2. Meeting the requirements
I spent a lot of time on ASAE’s CAE webpage. I had already met some CAE eligibility requirements, but did I have enough qualifying professional development activities to meet the 100 hours? To find out, I began meticulously cataloguing my hours in a spreadsheet. I found eligible hours in a variety of places: I looked through my ASAE profile (Login>My Account>Education History). I scanned through my work calendar from the past three years. I searched through my email for “CAE.” And I contacted both ASAE and the organizations that hosted programs to confirm those that were applicable. Sounds like a lot of work, and I’ll admit it was.

I was surprised to find out I had already accumulated 80 hours. Getting the final 20 was fairly easy: I signed up for free webinars.* It’s amazing how many free webinars are out there once you start looking. It doesn’t have to explicitly offer CAE credits to be applicable, programs that touch on any of the nine knowledge domains could count too. You can even count up to 10 CAE hours through mentoring and coaching, like I did.

3. Committing to take the exam
Next biggest decision: to take the exam in December or May? It’s only offered twice a year, and through my chats with peers, everyone encouraged me to take it when the content was fresh in my mind.
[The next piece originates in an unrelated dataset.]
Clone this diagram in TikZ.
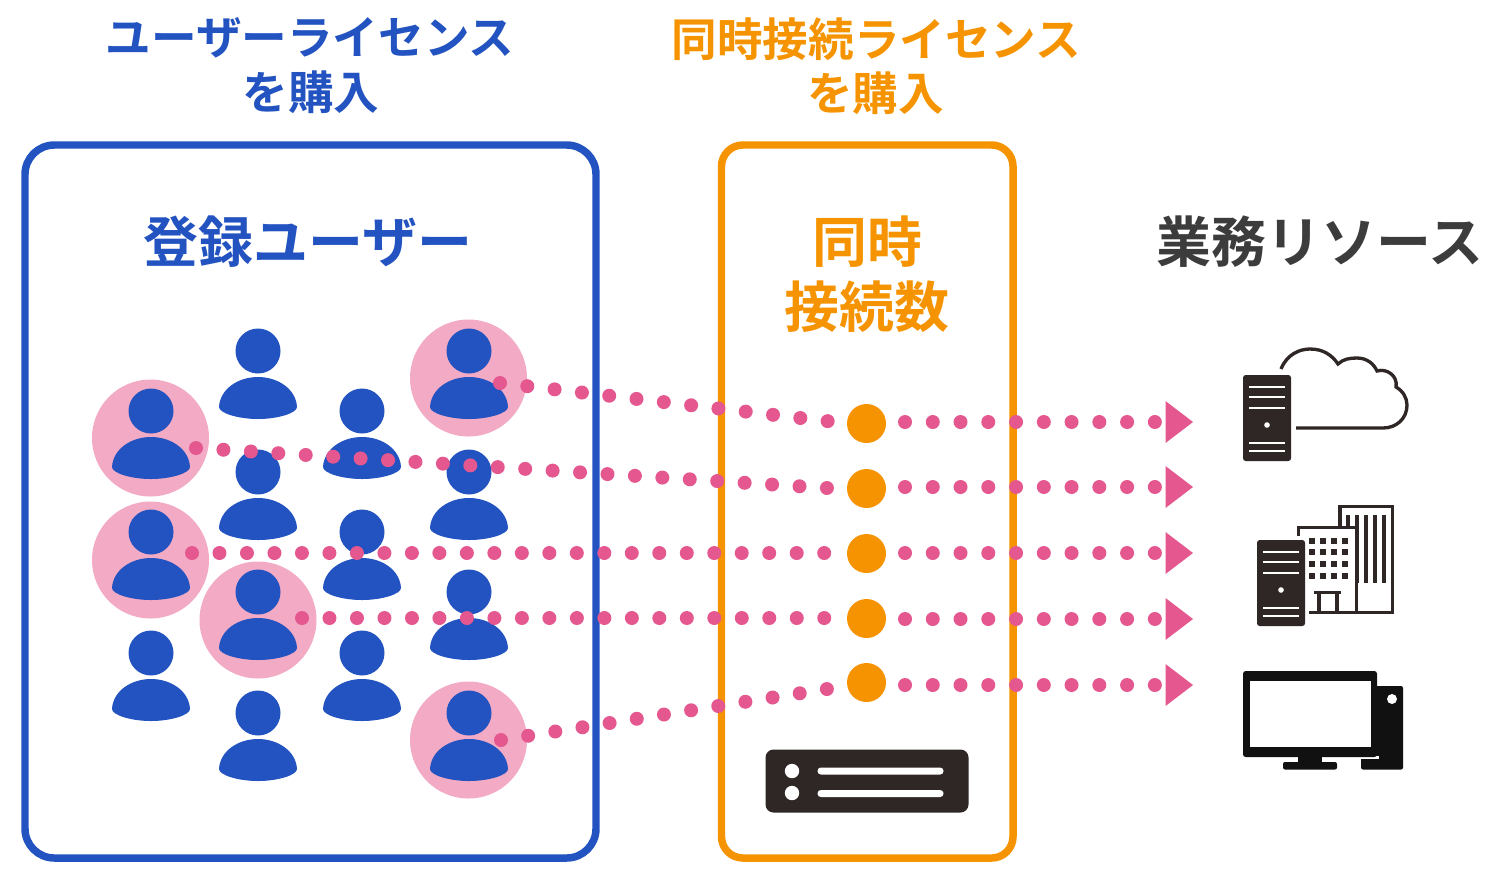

Since my plan was to include three months of rigorous studying pre-exam, the decision on which month to take it was crucial. What three months were best for me to invest studying time? Were there any conflicts with the exam dates (maybe a work conference or board meeting already scheduled?).
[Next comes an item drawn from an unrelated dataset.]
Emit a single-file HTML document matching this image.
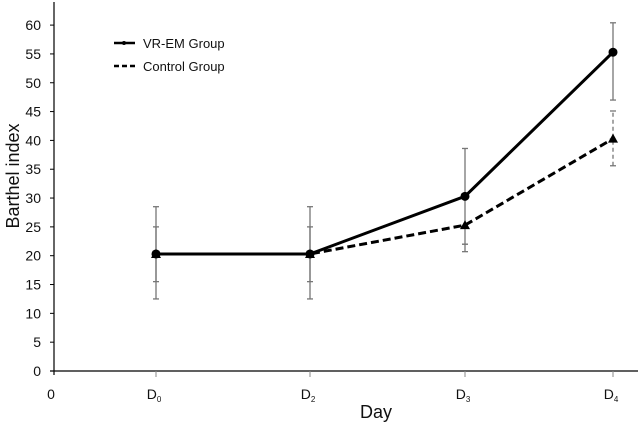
<!DOCTYPE html>
<html><head><meta charset="utf-8"><style>
body{margin:0;background:#fff;}
svg text{font-family:"Liberation Sans",sans-serif;fill:#111;}
</style></head><body>
<svg id="chart" width="638" height="424" xmlns="http://www.w3.org/2000/svg">
<g id="axes"></g>
<g id="marks"></g>
<text transform="translate(19,176) rotate(-90)" font-size="18" text-anchor="middle">Barthel index</text>
<text x="376" y="418" font-size="18" text-anchor="middle">Day</text>
<g>
<g>
<line x1="114" y1="43" x2="135" y2="43" stroke="#000" stroke-width="2.5"/><circle cx="124" cy="43" r="2" fill="#000"/>
<text x="143" y="48" font-size="13">VR-EM Group</text></g>
<g>
<line x1="114" y1="66" x2="135" y2="66" stroke="#000" stroke-width="2.5" stroke-dasharray="5,3"/>
<text x="143" y="71" font-size="13">Control Group</text></g>
</g>
</svg>
<script>
const categories=["D0","D2","D3","D4"];
const vrValues=[20.3,20.3,30.3,55.3];
const controlValues=[20.3,20.3,25.3,40.3];
const vrLow=[12.5,12.5,22,47];
const vrHigh=[28.5,28.5,38.6,60.4];
const ctrlLow=[15.5,15.5,20.7,35.6];
const ctrlHigh=[25,25,22,45.1];
const yTicks=[0,5,10,15,20,25,30,35,40,45,50,55,60];

const NS="http://www.w3.org/2000/svg";
const xPos=[156,310,465,613];
function xScale(i){return xPos[i];}
function yScale(v){return 371-5.765*v;}
function mk(tag,attrs,parent){const e=document.createElementNS(NS,tag);for(const k in attrs)e.setAttribute(k,attrs[k]);parent.appendChild(e);return e;}
const axes=document.getElementById('axes'),marks=document.getElementById('marks');
let a=mk('line',{x1:54,y1:2,x2:54,y2:375,stroke:'#000','stroke-width':1.2},axes);


a=mk('line',{x1:50,y1:371,x2:638,y2:371,stroke:'#000','stroke-width':1.2},axes);


yTicks.forEach(v=>{
  mk('line',{x1:50,y1:yScale(v),x2:54,y2:yScale(v),stroke:'#000'},axes);
  const t=mk('text',{x:41,y:yScale(v)+5,'font-size':14,'text-anchor':'end'},axes);
  t.textContent=v;
  
  
});
let z=mk('text',{x:51,y:399,'font-size':14,'text-anchor':'middle'},axes);z.textContent='0';


categories.forEach((c,i)=>{
  const x=xScale(i);
  mk('line',{x1:x,y1:371,x2:x,y2:377,stroke:'#888'},axes);
  const t=mk('text',{x:x-2,y:399,'font-size':14,'text-anchor':'middle'},axes);
  t.innerHTML=c[0]+'<tspan font-size="8" dy="3">'+c.slice(1)+'</tspan>';
  
  
});
function errbar(i,lo,hi,dash,name){
  const x=xScale(i);const g=mk('g',{},marks);
  
  
  const l=mk('line',{x1:x,y1:yScale(lo),x2:x,y2:yScale(hi),stroke:'#777','stroke-width':1.3},g);
  if(dash)l.setAttribute('stroke-dasharray','4,3');
  [lo,hi].forEach(v=>mk('line',{x1:x-3,y1:yScale(v),x2:x+3,y2:yScale(v),stroke:'#777','stroke-width':1.3},g));
}
categories.forEach((c,i)=>{errbar(i,ctrlLow[i],ctrlHigh[i],i==3,'control-error-bar');errbar(i,vrLow[i],vrHigh[i],false,'vr-em-error-bar');});
let p=mk('polyline',{points:controlValues.map((v,i)=>xScale(i)+','+yScale(v)).join(' '),fill:'none',stroke:'#000','stroke-width':3,'stroke-dasharray':'8,4'},marks);


p=mk('polyline',{points:vrValues.map((v,i)=>xScale(i)+','+yScale(v)).join(' '),fill:'none',stroke:'#000','stroke-width':3},marks);


controlValues.forEach((v,i)=>{
  const x=xScale(i),y=yScale(v);
  const m=mk('polygon',{points:`${x-5},${y+4} ${x+5},${y+4} ${x},${y-5}`,fill:'#000'},marks);
  
  
});
vrValues.forEach((v,i)=>{
  const m=mk('circle',{cx:xScale(i),cy:yScale(v),r:4.5,fill:'#000'},marks);
  
  
});
</script>
</body></html>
Fast forward and it’s now six months out from the time I would take the exam. Now it’s November, and I was pregnant with my second and due New Year’s Eve. For me I was either committing to taking the exam the following May (studying during maternity leave and a potential job transition) or choosing to wait until the following December (several months down the road, when I’d have two young kids running around). Yeah, I chose May. The nail in the coffin was when a wise woman told me that she studied while going through a massive renovation on her home. Literally, no running water. If she was successful at that time, then I could be too.

If you take anything from this article, know that the CAE is only as daunting as you allow it to be. Smart time invested in learning about the process and other’s experiences can be time well spent. Stay tuned for part 2 of this article, in which I share my study plan and exam prep process.

Congrats to those who have decided to pursue their CAE, and good luck as you begin the adventure!

*Free webinars can be found at ASAE’s upcoming events page, the Wild Apricot blog with a listing of monthly free webinars, Collaborate events page, and the CAE Candidate community.